Shanghai residents spent an average of 31,018 yuan (US$5,085) last year through Alipay, a third-party payment service, according to data yesterday.
Their expenditure accounted for 9.3 percent of the total spending in the country last year, according to Alipay, which was founded by China's largest e-commerce company Alibaba.
Guangdong Province ranked first in total online spending, with expenditure by residents there contributing 15.99 percent. Next came Zhejiang, Beijing, Shanghai and Jiangsu, according to Alipay.
Mobile payments also jumped last year as the number of Alipay users increased more than five times from a year ago.
During the one-day online shopping carnival on November 11, the so-called Single's Day, Alipay recorded 188 million transactions and 24 percent of the purchases were paid via mobile devices.

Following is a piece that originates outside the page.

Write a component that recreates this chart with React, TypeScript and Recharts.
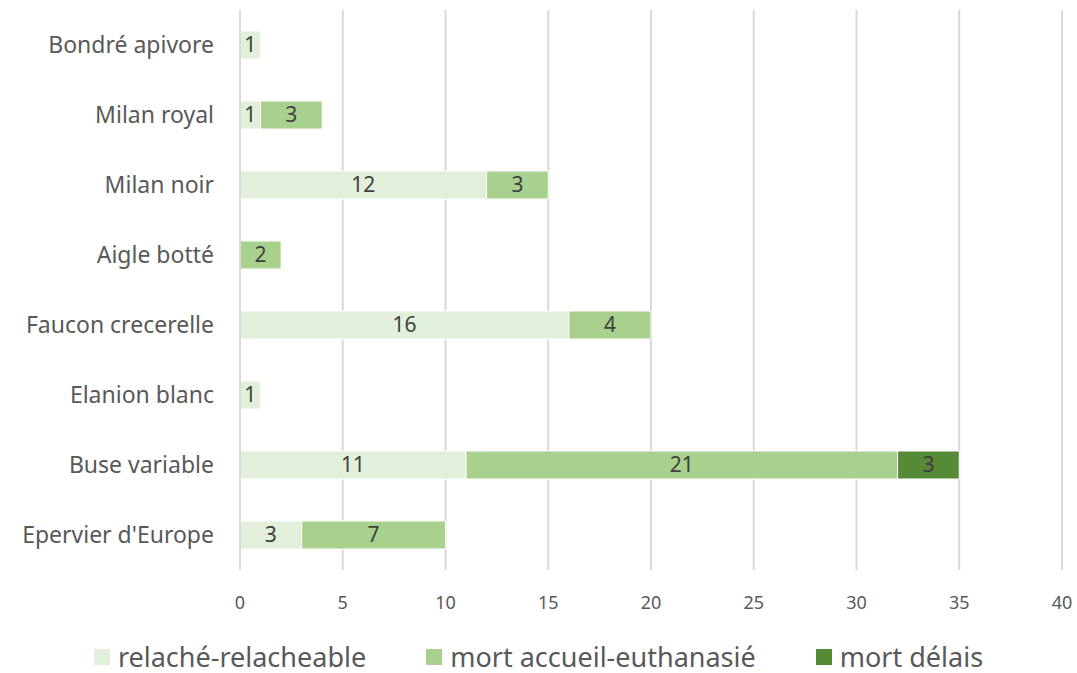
import { BarChart, Bar, XAxis, YAxis, CartesianGrid, Legend, LabelList } from 'recharts';

const species = [
  'Bondré apivore',
  'Milan royal',
  'Milan noir',
  'Aigle botté',
  'Faucon crecerelle',
  'Elanion blanc',
  'Buse variable',
  "Epervier d'Europe",
];
const relache = [1, 1, 12, 0, 16, 1, 11, 3];
const mortAccueil = [0, 3, 3, 2, 4, 0, 21, 7];
const mortDelais = [0, 0, 0, 0, 0, 0, 3, 0];
const xTicks = [0, 5, 10, 15, 20, 25, 30, 35, 40];

const seriesNames = ['relaché-relacheable', 'mort accueil-euthanasié', 'mort délais'];
const seriesColors = ['#e2efda', '#a9d18e', '#578a36'];

const data = species.map((name, i) => ({
  name,
  relache: relache[i],
  accueil: mortAccueil[i],
  delais: mortDelais[i],
}));

const font = '"Noto Sans", sans-serif';
const hideZero = (v: any) => (v ? v : '');

// legend drawn by hand so the order matches the source
const LegendBox = () => (
  <div style={{ display: 'flex', justifyContent: 'center', alignItems: 'center', gap: 60, height: 28 }}>
    {seriesNames.map((n, i) => (
      <div key={n} style={{ display: 'flex', alignItems: 'center' }}>
        <span style={{ width: 16, height: 16, background: seriesColors[i], marginRight: 8, display: 'inline-block' }} />
        <span style={{ color: '#595959', fontSize: 27, lineHeight: '28px', fontFamily: font }}>{n}</span>
      </div>
    ))}
  </div>
);

const App = () => {
  return (
    <div style={{ position: 'absolute', left: 0, top: 0, fontFamily: font }}>
      <BarChart
        width={1077}
        height={673}
        data={data}
        layout="vertical"
        barCategoryGap="30%"
        margin={{ top: 10, right: 15, left: 0, bottom: 0 }}
      >
        <CartesianGrid horizontal={false} stroke="#d9d9d9" strokeWidth={2} />
        <XAxis
          type="number"
          domain={[0, 40]}
          ticks={xTicks}
          axisLine={false}
          tickLine={false}
          tickMargin={20}
          height={50}
          tick={{ fill: '#595959', fontSize: 18, fontFamily: font }}
        />
        <YAxis
          dataKey="name"
          type="category"
          width={240}
          tickLine={false}
          tickSize={0}
          tickMargin={26}
          axisLine={{ stroke: '#d9d9d9', strokeWidth: 2 }}
          tick={{ fill: '#595959', fontSize: 23, fontFamily: font }}
        />
        <Legend
          verticalAlign="bottom"
          height={53}
          content={<LegendBox />}
          wrapperStyle={{ top: 643, bottom: 'auto', left: 0, width: 1077 }}
        />
        <Bar dataKey="relache" name={seriesNames[0]} stackId="a" fill={seriesColors[0]} stroke="#ffffff" isAnimationActive={false}>
          <LabelList dataKey="relache" position="center" fill="#404040" fontSize={21} formatter={hideZero} />
        </Bar>
        <Bar dataKey="accueil" name={seriesNames[1]} stackId="a" fill={seriesColors[1]} stroke="#ffffff" isAnimationActive={false}>
          <LabelList dataKey="accueil" position="center" fill="#404040" fontSize={21} formatter={hideZero} />
        </Bar>
        <Bar dataKey="delais" name={seriesNames[2]} stackId="a" fill={seriesColors[2]} stroke="#ffffff" isAnimationActive={false}>
          <LabelList dataKey="delais" position="center" fill="#404040" fontSize={21} formatter={hideZero} />
        </Bar>
      </BarChart>
    </div>
  );
};

export default App;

Qinghai Yushu Autonomous Prefecture notched the highest ratio among other counties or cities for purchases via mobile devices, with up to 38.3 percent of Alipay users having done so. Alipay pointed out that lower-tier cities usually have higher adoption of mobile payment service due to lower coverage of broad-band connection.
China's mobile payment size nearly tripled to 334.3 billion yuan in the third quarter from the quarter before, and Alipay's market share was 64.4 percent, research firm Analysys International said in a report.